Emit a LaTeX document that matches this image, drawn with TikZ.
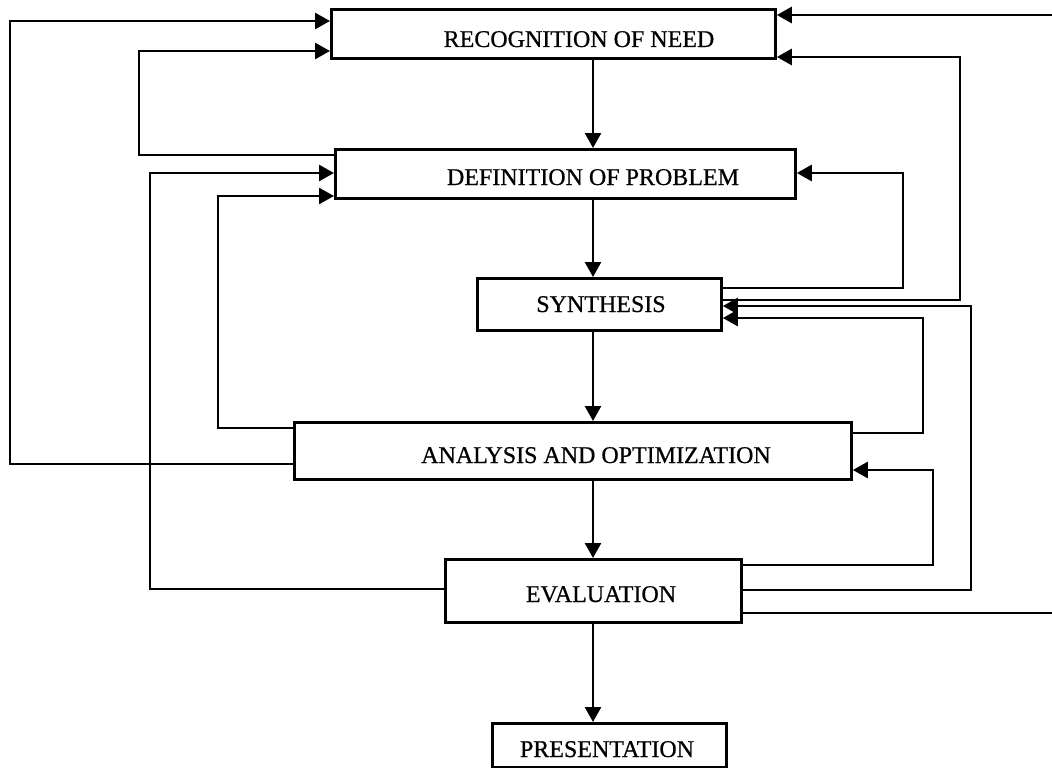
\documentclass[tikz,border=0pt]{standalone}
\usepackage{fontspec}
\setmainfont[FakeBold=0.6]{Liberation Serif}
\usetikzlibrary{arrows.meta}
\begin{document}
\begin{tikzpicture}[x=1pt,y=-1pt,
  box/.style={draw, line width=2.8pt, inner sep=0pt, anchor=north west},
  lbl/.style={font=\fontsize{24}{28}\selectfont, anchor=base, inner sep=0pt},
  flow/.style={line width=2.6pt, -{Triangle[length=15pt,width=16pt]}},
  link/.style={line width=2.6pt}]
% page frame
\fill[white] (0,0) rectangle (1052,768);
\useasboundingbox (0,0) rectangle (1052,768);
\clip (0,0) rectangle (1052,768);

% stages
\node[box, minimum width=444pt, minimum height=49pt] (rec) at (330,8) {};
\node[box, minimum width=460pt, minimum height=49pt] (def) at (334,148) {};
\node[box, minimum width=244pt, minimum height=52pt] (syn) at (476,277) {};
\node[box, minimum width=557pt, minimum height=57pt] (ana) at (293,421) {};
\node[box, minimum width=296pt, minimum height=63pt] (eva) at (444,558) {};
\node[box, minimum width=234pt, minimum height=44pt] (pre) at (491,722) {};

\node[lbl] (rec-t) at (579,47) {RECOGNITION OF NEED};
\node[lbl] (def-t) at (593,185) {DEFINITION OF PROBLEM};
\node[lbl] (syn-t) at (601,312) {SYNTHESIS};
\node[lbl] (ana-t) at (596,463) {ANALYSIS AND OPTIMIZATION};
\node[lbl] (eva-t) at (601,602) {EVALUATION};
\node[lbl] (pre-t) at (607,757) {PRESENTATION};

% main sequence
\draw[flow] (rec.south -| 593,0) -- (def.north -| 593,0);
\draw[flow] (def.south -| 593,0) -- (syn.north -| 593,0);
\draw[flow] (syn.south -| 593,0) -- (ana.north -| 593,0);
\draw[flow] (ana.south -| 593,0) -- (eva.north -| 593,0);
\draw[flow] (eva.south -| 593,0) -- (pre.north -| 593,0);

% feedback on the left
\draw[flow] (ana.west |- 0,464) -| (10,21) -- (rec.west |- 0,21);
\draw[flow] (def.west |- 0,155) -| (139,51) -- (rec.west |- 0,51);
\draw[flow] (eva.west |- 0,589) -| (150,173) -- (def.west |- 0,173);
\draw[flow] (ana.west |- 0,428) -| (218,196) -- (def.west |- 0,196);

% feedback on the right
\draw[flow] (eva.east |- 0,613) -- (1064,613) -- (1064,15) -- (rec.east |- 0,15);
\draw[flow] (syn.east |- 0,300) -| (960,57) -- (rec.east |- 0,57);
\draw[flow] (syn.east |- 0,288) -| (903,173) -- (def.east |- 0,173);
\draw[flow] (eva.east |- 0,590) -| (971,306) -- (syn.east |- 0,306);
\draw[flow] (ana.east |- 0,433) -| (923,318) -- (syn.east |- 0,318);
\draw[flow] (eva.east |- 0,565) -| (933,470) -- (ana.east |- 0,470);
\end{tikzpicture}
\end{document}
++++
→ **WRITTEN PROBLEM**
Reproduce every line above as written, skipping pictures.

→ **ANSWER TO THIS TASK**
Emit a LaTeX document that matches this image, drawn with TikZ.
\documentclass[tikz,border=0pt]{standalone}
\usepackage{fontspec}
\setmainfont[FakeBold=0.6]{Liberation Serif}
\usetikzlibrary{arrows.meta}
\begin{document}
\begin{tikzpicture}[x=1pt,y=-1pt,
  box/.style={draw, line width=2.8pt, inner sep=0pt, anchor=north west},
  lbl/.style={font=\fontsize{24}{28}\selectfont, anchor=base, inner sep=0pt},
  flow/.style={line width=2.6pt, -{Triangle[length=15pt,width=16pt]}},
  link/.style={line width=2.6pt}]
% page frame
\fill[white] (0,0) rectangle (1052,768);
\useasboundingbox (0,0) rectangle (1052,768);
\clip (0,0) rectangle (1052,768);

% stages
\node[box, minimum width=444pt, minimum height=49pt] (rec) at (330,8) {};
\node[box, minimum width=460pt, minimum height=49pt] (def) at (334,148) {};
\node[box, minimum width=244pt, minimum height=52pt] (syn) at (476,277) {};
\node[box, minimum width=557pt, minimum height=57pt] (ana) at (293,421) {};
\node[box, minimum width=296pt, minimum height=63pt] (eva) at (444,558) {};
\node[box, minimum width=234pt, minimum height=44pt] (pre) at (491,722) {};

\node[lbl] (rec-t) at (579,47) {RECOGNITION OF NEED};
\node[lbl] (def-t) at (593,185) {DEFINITION OF PROBLEM};
\node[lbl] (syn-t) at (601,312) {SYNTHESIS};
\node[lbl] (ana-t) at (596,463) {ANALYSIS AND OPTIMIZATION};
\node[lbl] (eva-t) at (601,602) {EVALUATION};
\node[lbl] (pre-t) at (607,757) {PRESENTATION};

% main sequence
\draw[flow] (rec.south -| 593,0) -- (def.north -| 593,0);
\draw[flow] (def.south -| 593,0) -- (syn.north -| 593,0);
\draw[flow] (syn.south -| 593,0) -- (ana.north -| 593,0);
\draw[flow] (ana.south -| 593,0) -- (eva.north -| 593,0);
\draw[flow] (eva.south -| 593,0) -- (pre.north -| 593,0);

% feedback on the left
\draw[flow] (ana.west |- 0,464) -| (10,21) -- (rec.west |- 0,21);
\draw[flow] (def.west |- 0,155) -| (139,51) -- (rec.west |- 0,51);
\draw[flow] (eva.west |- 0,589) -| (150,173) -- (def.west |- 0,173);
\draw[flow] (ana.west |- 0,428) -| (218,196) -- (def.west |- 0,196);

% feedback on the right
\draw[flow] (eva.east |- 0,613) -- (1064,613) -- (1064,15) -- (rec.east |- 0,15);
\draw[flow] (syn.east |- 0,300) -| (960,57) -- (rec.east |- 0,57);
\draw[flow] (syn.east |- 0,288) -| (903,173) -- (def.east |- 0,173);
\draw[flow] (eva.east |- 0,590) -| (971,306) -- (syn.east |- 0,306);
\draw[flow] (ana.east |- 0,433) -| (923,318) -- (syn.east |- 0,318);
\draw[flow] (eva.east |- 0,565) -| (933,470) -- (ana.east |- 0,470);
\end{tikzpicture}
\end{document}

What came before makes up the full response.